**Provided records:**
## START

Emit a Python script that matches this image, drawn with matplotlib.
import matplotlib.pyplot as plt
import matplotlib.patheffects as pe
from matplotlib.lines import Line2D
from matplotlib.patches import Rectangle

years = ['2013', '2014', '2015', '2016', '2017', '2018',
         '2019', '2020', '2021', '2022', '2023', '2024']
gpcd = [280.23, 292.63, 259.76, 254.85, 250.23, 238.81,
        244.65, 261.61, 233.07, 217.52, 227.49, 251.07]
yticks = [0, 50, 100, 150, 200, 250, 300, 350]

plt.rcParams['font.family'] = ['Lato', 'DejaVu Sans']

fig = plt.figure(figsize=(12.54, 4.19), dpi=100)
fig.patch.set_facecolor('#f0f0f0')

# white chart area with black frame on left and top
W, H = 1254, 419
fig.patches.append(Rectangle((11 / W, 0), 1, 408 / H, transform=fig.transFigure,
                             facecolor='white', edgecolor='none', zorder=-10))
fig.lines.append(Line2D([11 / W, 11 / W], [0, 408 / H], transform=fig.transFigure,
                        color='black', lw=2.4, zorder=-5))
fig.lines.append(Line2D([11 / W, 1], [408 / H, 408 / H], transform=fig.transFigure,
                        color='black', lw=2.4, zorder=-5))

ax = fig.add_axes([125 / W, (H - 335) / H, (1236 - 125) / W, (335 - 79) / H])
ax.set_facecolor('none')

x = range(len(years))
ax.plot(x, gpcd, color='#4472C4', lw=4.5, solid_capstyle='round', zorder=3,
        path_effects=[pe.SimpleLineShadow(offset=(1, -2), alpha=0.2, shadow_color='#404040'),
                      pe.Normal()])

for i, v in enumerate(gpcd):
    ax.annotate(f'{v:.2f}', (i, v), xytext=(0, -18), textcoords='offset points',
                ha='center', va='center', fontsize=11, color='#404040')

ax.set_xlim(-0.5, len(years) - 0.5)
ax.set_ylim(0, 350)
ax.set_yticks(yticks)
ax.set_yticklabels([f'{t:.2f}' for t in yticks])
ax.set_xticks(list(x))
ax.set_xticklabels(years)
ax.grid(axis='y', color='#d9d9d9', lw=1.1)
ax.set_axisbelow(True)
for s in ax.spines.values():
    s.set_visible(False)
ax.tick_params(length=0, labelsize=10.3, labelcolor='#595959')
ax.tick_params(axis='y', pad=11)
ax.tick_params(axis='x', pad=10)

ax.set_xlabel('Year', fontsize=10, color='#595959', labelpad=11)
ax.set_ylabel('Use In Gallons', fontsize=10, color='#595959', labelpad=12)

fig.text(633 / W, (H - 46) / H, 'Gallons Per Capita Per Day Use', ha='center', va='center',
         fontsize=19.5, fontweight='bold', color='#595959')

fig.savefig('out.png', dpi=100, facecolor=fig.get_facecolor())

## END
## START

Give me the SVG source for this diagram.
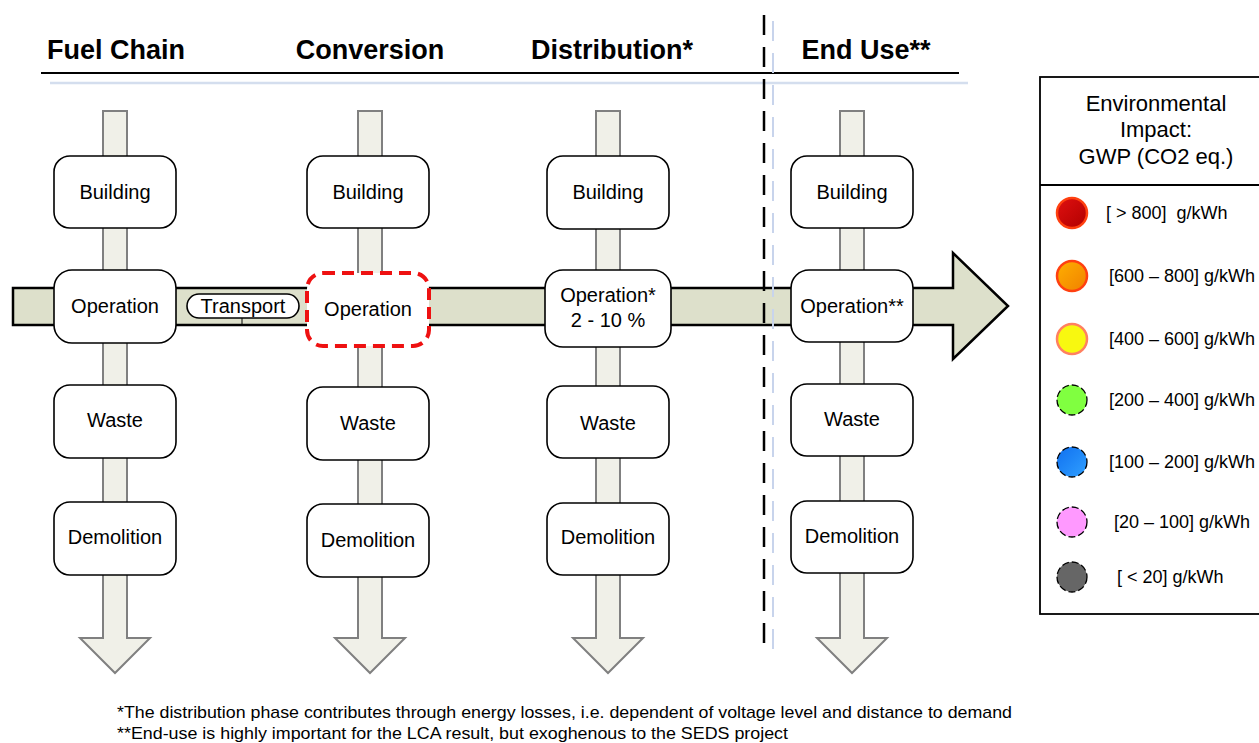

## END

**What you should do:** Everything from the line that contains "Emit a Python" to the line that contains "yticks = [0, 50, 100, 150, 200, 250, 300, 350]" must be transcribed exactly, both end lines included.

**Final result:**
Emit a Python script that matches this image, drawn with matplotlib.
import matplotlib.pyplot as plt
import matplotlib.patheffects as pe
from matplotlib.lines import Line2D
from matplotlib.patches import Rectangle

years = ['2013', '2014', '2015', '2016', '2017', '2018',
         '2019', '2020', '2021', '2022', '2023', '2024']
gpcd = [280.23, 292.63, 259.76, 254.85, 250.23, 238.81,
        244.65, 261.61, 233.07, 217.52, 227.49, 251.07]
yticks = [0, 50, 100, 150, 200, 250, 300, 350]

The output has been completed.